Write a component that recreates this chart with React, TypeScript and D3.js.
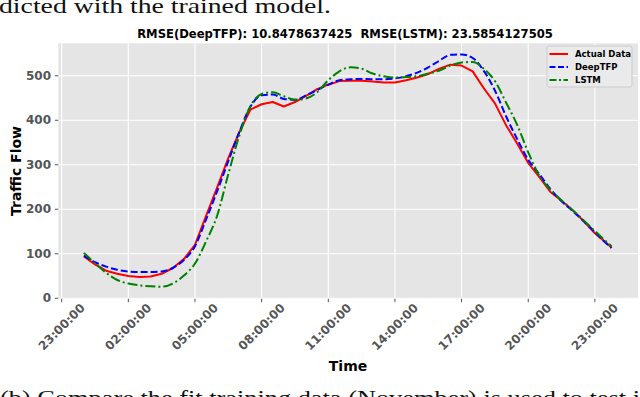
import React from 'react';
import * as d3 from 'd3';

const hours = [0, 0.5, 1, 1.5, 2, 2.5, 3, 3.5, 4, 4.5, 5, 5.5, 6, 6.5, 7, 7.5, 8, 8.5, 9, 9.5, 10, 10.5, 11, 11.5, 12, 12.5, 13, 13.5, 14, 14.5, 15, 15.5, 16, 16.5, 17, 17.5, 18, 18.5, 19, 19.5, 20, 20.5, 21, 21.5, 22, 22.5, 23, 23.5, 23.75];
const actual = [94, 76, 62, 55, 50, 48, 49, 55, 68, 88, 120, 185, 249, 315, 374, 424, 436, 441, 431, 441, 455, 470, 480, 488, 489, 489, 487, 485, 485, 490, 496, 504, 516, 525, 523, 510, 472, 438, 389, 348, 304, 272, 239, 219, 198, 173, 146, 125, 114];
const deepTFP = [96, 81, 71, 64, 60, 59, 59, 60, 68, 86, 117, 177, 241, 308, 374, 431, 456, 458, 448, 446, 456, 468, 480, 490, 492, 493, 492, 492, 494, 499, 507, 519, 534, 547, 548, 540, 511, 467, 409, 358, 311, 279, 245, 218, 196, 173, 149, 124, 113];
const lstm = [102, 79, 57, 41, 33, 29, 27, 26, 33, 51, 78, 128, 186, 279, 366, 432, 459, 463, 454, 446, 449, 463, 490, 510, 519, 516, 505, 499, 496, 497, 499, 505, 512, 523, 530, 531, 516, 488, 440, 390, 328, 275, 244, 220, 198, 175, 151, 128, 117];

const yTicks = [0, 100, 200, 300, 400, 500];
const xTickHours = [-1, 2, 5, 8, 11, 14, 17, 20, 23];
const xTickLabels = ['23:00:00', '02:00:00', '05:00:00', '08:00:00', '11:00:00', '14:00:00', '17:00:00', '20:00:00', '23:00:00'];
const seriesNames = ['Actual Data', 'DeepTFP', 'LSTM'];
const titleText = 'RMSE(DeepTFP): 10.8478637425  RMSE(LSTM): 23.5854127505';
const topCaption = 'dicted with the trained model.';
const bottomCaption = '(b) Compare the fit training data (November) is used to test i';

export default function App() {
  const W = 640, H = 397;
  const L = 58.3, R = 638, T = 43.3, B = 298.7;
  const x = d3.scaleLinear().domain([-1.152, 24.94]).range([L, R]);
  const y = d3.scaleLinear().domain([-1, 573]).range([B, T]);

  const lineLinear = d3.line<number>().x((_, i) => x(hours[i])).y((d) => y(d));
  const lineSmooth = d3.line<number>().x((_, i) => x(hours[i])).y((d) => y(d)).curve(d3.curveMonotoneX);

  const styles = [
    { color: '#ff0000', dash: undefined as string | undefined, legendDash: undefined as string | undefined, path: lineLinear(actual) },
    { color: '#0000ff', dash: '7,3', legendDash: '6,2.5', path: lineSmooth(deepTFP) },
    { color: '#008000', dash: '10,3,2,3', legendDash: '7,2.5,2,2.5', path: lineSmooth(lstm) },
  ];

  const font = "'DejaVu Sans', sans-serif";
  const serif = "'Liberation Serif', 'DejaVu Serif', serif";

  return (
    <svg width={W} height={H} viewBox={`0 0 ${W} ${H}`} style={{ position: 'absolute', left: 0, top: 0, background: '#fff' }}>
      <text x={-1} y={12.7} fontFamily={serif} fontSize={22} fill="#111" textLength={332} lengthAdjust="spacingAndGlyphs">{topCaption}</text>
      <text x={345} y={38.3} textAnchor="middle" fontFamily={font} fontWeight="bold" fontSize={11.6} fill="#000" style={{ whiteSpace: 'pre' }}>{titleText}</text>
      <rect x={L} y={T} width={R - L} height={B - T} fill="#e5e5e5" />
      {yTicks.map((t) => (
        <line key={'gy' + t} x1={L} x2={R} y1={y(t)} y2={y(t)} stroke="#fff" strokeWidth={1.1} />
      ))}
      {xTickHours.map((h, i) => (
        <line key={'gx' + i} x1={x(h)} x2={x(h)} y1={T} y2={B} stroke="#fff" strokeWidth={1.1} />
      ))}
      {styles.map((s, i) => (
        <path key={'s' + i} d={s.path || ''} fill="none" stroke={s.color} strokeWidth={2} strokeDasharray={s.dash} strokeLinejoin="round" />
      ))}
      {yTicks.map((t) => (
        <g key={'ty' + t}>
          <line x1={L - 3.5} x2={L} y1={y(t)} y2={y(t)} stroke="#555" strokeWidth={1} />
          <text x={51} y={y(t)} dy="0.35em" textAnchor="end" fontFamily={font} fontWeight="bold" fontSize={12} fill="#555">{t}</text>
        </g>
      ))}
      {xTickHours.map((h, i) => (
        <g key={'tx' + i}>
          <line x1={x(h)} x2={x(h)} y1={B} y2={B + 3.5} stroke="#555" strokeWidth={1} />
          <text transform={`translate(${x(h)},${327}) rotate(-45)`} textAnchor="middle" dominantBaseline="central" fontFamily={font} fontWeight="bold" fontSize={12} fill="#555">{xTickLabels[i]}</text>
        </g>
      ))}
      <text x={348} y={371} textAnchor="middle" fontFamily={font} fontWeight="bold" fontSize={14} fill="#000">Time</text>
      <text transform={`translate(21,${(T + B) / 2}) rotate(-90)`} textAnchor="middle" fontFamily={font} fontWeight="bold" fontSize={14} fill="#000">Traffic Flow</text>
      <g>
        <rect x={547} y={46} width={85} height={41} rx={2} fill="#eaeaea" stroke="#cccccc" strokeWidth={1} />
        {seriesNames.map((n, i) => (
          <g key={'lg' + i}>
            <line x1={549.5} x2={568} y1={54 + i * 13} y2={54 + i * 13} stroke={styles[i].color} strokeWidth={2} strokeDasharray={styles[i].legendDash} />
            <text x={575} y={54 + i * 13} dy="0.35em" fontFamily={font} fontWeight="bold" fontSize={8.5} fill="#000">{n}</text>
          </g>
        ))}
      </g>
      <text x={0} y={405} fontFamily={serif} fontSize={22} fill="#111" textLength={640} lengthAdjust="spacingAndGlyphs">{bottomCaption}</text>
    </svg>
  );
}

━━━━━━━━━━

Task goal:
Could the lines from the top of the material through the line with "151, 128, 117];" be repeated exactly, pictures left out?

Solved exercise:
Write a component that recreates this chart with React, TypeScript and D3.js.
import React from 'react';
import * as d3 from 'd3';

const hours = [0, 0.5, 1, 1.5, 2, 2.5, 3, 3.5, 4, 4.5, 5, 5.5, 6, 6.5, 7, 7.5, 8, 8.5, 9, 9.5, 10, 10.5, 11, 11.5, 12, 12.5, 13, 13.5, 14, 14.5, 15, 15.5, 16, 16.5, 17, 17.5, 18, 18.5, 19, 19.5, 20, 20.5, 21, 21.5, 22, 22.5, 23, 23.5, 23.75];
const actual = [94, 76, 62, 55, 50, 48, 49, 55, 68, 88, 120, 185, 249, 315, 374, 424, 436, 441, 431, 441, 455, 470, 480, 488, 489, 489, 487, 485, 485, 490, 496, 504, 516, 525, 523, 510, 472, 438, 389, 348, 304, 272, 239, 219, 198, 173, 146, 125, 114];
const deepTFP = [96, 81, 71, 64, 60, 59, 59, 60, 68, 86, 117, 177, 241, 308, 374, 431, 456, 458, 448, 446, 456, 468, 480, 490, 492, 493, 492, 492, 494, 499, 507, 519, 534, 547, 548, 540, 511, 467, 409, 358, 311, 279, 245, 218, 196, 173, 149, 124, 113];
const lstm = [102, 79, 57, 41, 33, 29, 27, 26, 33, 51, 78, 128, 186, 279, 366, 432, 459, 463, 454, 446, 449, 463, 490, 510, 519, 516, 505, 499, 496, 497, 499, 505, 512, 523, 530, 531, 516, 488, 440, 390, 328, 275, 244, 220, 198, 175, 151, 128, 117];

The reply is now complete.